Without the pictures, output the lines of the material from the very first through the one that holds "const speeds = [800, 1320, 1980, 2850];".
◆ ◆ ◆ ◆ ◆ ◆ ◆
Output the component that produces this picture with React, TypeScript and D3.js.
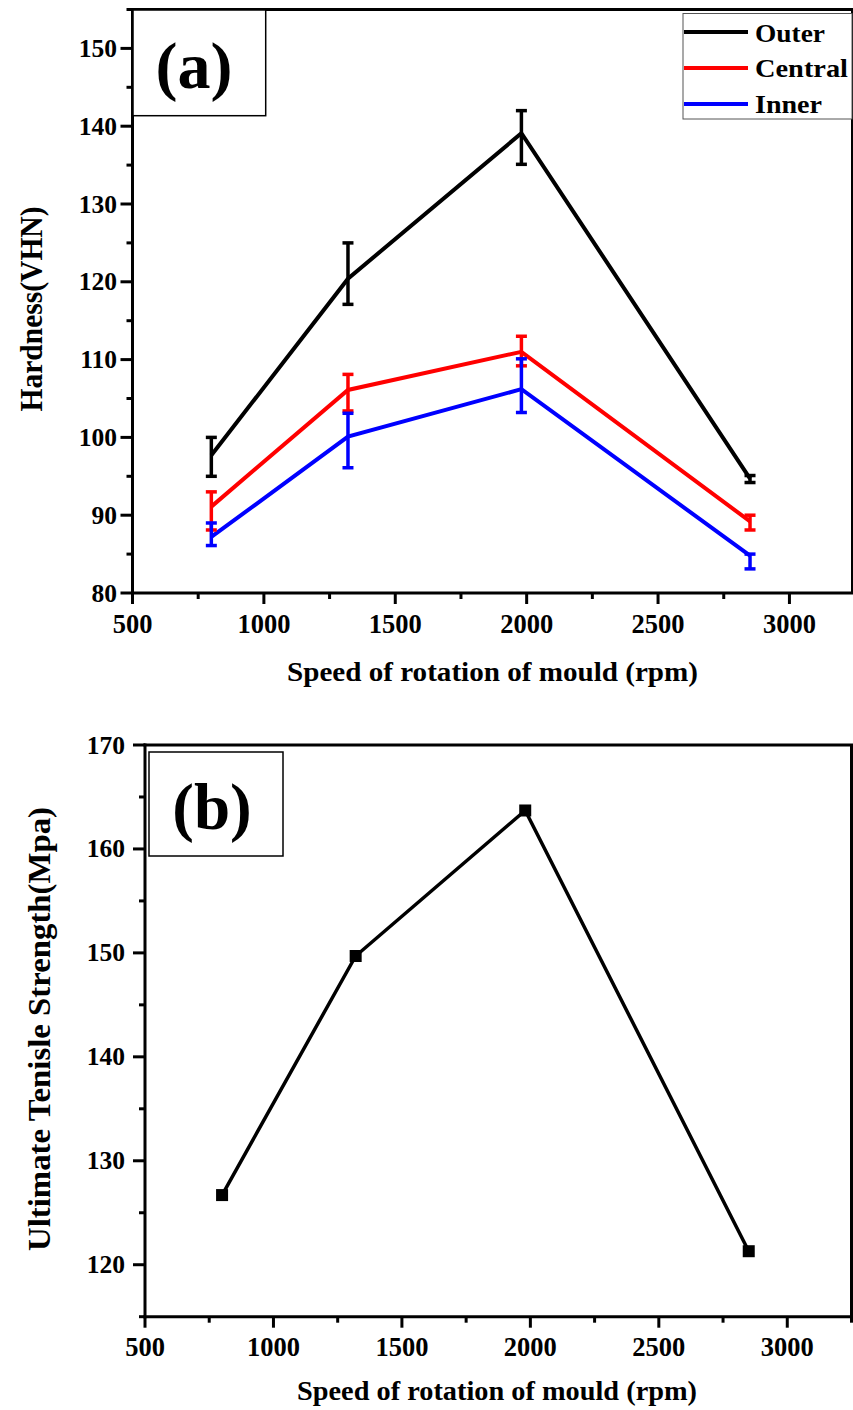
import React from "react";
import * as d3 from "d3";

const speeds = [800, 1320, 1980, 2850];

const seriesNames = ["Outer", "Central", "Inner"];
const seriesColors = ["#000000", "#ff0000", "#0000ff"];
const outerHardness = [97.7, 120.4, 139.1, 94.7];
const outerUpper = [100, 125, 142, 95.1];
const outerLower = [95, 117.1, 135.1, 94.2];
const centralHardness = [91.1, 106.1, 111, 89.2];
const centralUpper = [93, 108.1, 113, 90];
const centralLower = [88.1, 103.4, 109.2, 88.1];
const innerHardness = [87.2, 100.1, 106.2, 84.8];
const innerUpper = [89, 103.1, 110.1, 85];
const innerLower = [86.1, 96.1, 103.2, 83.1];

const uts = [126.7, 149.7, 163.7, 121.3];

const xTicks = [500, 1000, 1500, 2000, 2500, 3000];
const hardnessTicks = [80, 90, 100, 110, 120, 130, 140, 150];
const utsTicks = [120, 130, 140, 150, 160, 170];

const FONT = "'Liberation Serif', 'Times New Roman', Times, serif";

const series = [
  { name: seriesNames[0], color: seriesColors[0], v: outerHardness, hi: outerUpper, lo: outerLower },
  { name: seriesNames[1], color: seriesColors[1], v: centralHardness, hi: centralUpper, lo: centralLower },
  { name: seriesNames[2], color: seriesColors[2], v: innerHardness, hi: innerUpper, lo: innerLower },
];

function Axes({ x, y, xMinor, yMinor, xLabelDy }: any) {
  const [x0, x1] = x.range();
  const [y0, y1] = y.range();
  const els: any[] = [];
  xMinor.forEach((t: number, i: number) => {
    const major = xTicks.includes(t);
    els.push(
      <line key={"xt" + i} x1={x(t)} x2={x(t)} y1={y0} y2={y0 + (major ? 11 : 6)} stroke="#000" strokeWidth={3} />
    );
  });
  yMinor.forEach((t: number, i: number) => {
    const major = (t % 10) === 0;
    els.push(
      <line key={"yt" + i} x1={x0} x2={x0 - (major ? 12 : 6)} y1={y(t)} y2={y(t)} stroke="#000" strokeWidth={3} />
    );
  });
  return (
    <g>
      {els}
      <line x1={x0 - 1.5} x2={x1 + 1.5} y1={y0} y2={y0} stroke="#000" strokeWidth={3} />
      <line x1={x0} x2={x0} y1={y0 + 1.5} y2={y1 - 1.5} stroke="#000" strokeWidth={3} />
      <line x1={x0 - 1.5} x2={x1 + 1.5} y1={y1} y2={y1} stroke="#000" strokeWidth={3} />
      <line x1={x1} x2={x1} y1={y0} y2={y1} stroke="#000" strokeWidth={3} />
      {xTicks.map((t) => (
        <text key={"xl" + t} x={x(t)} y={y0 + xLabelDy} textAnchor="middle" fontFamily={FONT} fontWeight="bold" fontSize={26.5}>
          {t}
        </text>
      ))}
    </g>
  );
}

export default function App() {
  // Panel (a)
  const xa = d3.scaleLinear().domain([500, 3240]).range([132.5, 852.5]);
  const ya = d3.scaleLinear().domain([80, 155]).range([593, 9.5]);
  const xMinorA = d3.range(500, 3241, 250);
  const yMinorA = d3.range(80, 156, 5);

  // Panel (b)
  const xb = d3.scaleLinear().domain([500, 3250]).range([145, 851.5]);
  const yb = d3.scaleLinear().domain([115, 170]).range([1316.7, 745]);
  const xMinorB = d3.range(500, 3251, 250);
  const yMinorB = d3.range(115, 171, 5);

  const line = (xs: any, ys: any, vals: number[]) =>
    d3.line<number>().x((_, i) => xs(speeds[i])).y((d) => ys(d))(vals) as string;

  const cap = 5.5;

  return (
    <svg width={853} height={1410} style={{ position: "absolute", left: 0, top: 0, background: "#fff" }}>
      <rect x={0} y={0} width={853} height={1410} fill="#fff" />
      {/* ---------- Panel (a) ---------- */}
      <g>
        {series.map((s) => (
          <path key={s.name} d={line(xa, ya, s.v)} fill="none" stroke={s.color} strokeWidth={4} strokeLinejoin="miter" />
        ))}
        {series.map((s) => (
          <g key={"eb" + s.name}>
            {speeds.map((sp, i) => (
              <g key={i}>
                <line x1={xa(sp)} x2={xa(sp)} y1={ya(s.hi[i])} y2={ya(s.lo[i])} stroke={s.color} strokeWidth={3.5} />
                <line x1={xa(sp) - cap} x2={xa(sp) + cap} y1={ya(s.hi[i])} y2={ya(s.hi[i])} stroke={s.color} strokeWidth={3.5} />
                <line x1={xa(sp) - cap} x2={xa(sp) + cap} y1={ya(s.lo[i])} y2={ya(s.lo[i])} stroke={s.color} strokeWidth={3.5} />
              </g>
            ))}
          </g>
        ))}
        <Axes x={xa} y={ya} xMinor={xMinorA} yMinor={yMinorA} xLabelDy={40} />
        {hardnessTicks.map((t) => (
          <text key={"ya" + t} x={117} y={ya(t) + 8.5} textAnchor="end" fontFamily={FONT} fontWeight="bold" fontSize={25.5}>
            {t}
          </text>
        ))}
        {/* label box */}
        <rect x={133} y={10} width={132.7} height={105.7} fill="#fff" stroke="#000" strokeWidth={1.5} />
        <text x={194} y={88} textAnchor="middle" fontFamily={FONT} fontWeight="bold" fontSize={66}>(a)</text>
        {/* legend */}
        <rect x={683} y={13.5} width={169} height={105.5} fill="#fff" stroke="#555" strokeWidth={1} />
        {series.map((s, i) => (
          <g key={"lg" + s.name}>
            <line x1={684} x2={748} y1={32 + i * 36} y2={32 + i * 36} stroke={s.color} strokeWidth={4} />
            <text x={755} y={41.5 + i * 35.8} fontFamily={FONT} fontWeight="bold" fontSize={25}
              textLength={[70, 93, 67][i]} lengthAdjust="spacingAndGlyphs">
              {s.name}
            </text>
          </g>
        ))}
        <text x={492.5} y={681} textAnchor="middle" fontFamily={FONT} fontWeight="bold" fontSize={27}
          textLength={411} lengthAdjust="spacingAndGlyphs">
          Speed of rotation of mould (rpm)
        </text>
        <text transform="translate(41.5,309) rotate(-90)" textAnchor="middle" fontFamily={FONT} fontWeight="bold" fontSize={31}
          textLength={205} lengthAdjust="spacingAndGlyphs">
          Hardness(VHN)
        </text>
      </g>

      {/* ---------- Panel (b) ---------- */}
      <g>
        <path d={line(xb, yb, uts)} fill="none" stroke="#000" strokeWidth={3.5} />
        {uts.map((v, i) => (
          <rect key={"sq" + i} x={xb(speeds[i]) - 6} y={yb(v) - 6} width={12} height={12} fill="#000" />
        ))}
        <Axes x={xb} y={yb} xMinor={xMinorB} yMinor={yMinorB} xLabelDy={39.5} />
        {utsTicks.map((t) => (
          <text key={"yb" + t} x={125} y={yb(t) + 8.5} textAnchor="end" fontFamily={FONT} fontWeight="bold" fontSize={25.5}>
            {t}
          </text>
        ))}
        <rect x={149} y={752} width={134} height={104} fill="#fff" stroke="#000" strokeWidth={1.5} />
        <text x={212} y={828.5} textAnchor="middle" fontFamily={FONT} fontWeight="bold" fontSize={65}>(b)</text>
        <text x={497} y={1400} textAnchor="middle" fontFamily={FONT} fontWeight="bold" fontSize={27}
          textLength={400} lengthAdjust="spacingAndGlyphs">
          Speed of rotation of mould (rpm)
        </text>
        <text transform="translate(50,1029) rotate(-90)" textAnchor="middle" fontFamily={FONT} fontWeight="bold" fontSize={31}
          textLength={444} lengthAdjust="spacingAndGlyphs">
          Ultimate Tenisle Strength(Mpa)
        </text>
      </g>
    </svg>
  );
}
◆ ◆ ◆ ◆ ◆ ◆ ◆
RESPONSE
Output the component that produces this picture with React, TypeScript and D3.js.
import React from "react";
import * as d3 from "d3";

const speeds = [800, 1320, 1980, 2850];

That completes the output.